El plan no tiene misterio: alquilar dos bicis, pedalear despacio, parar cuando apetezca, sentarse a la sombra frente a un Buda de diez metros y no hacer nada. Cuando el sol baja y las ruinas se vuelven doradas, se entiende el por qué del destino. Después, un pad thai callejero, el arroz con cosas del lugar, y a dormir pronto. No hace falta más.

Costa Rica
Costa Rica es el tópico bien ganado: selva, playas, animales por todas partes y un país que ha decidido tomarse en serio eso de la naturaleza.
La clave está en no querer abarcarlo todo. Un parque nacional —Manuel Antonio, Arenal, Tortuguero— y una zona de playa en Nicoya o el Caribe. Caminatas entre monos y tucanes por la mañana, hamaca y libro por la tarde, tormenta tropical desde el porche por la noche. El desayuno con gallo pinto, fruta y café de verdad hace el resto. Esto no va de destinos, sino de cómo se viven. Unas cuantas reglas sencillas:
pocos lugares, más tiempo. Uno, dos o tres destinos como máximo.
Nada de agendas militares. Dejad huecos en blanco; ahí pasan las cosas que se recuerdan.
Alojamientos con alma. Casas rurales, pensiones, pequeños hoteles donde alguien sepa vuestro nombre. Más caminar que correr. Trenes, bicis, transporte público; el trayecto también es parte de la historia.
Al final, la diferencia es simple: de la luna de miel acelerada se vuelve con mil fotos que se parecen entre sí.
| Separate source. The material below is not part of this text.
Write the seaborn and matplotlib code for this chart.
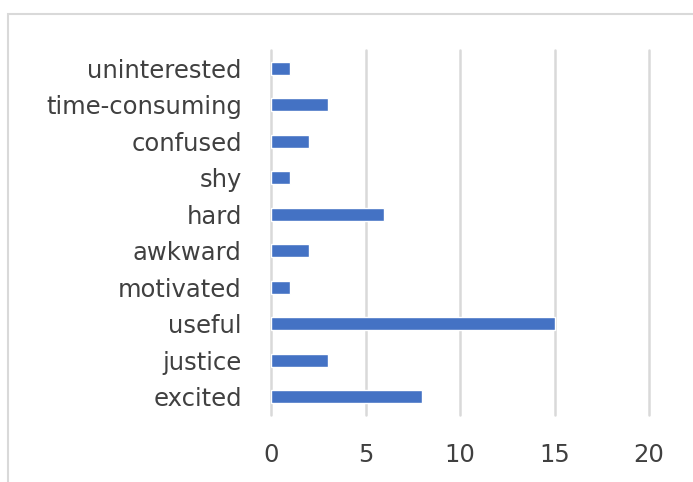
import matplotlib
matplotlib.use("Agg")
import matplotlib.pyplot as plt
import seaborn as sns
import pandas as pd
from matplotlib.patches import Rectangle

categories = ["uninterested", "time-consuming", "confused", "shy", "hard",
              "awkward", "motivated", "useful", "justice", "excited"]
counts = [1, 3, 2, 1, 6, 2, 1, 15, 3, 8]
xticks = [0, 5, 10, 15, 20]

df = pd.DataFrame({"word": categories, "count": counts})

sns.set_theme(style="white")
plt.rcParams['font.family'] = ['DejaVu Sans']

fig = plt.figure(figsize=(6.93, 4.82), dpi=100)
W, H = 693, 482
ax = fig.add_axes([271 / W, 1 - 415 / H, (649 - 271) / W, (415 - 50) / H])

sns.barplot(data=df, x="count", y="word", order=categories, orient="h",
            color="#4472C4", width=0.35, ax=ax, saturation=1)

ax.set_xlim(0, 20)
ax.set_xticks(xticks)
ax.set_ylim(9.5, -0.5)
ax.set_xlabel("")
ax.set_ylabel("")
ax.grid(axis="x", color="#d9d9d9", linewidth=1.8)
for gl in ax.get_xgridlines():
    gl.set_clip_on(False)
ax.set_axisbelow(True)
for s in ax.spines.values():
    s.set_visible(False)
ax.tick_params(axis="y", length=0, pad=21, labelsize=17.5, labelcolor="#404040")
ax.tick_params(axis="x", length=0, pad=20, labelsize=17.5, labelcolor="#404040")

fig.patches.append(Rectangle((8 / W, -0.1), 1.2, 1 - 14 / H + 0.1,
                             transform=fig.transFigure, fill=False,
                             edgecolor="#d9d9d9", linewidth=1.5, zorder=0))

fig.savefig("out.png", dpi=100)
De un viaje de novios en modo slow travel se regresa con tres o cuatro escenas clavadas en la memoria: el olor de la lavanda, el ruido del mar contra un acantilado, el humo de una sopa vietnamita, la luz de un templo al amanecer. Y cuando, años después, la rutina se ponga pesada, bastará cerrar los ojos, volver a alguno de esos momentos… y recordar por qué empezasteis a viajar juntos.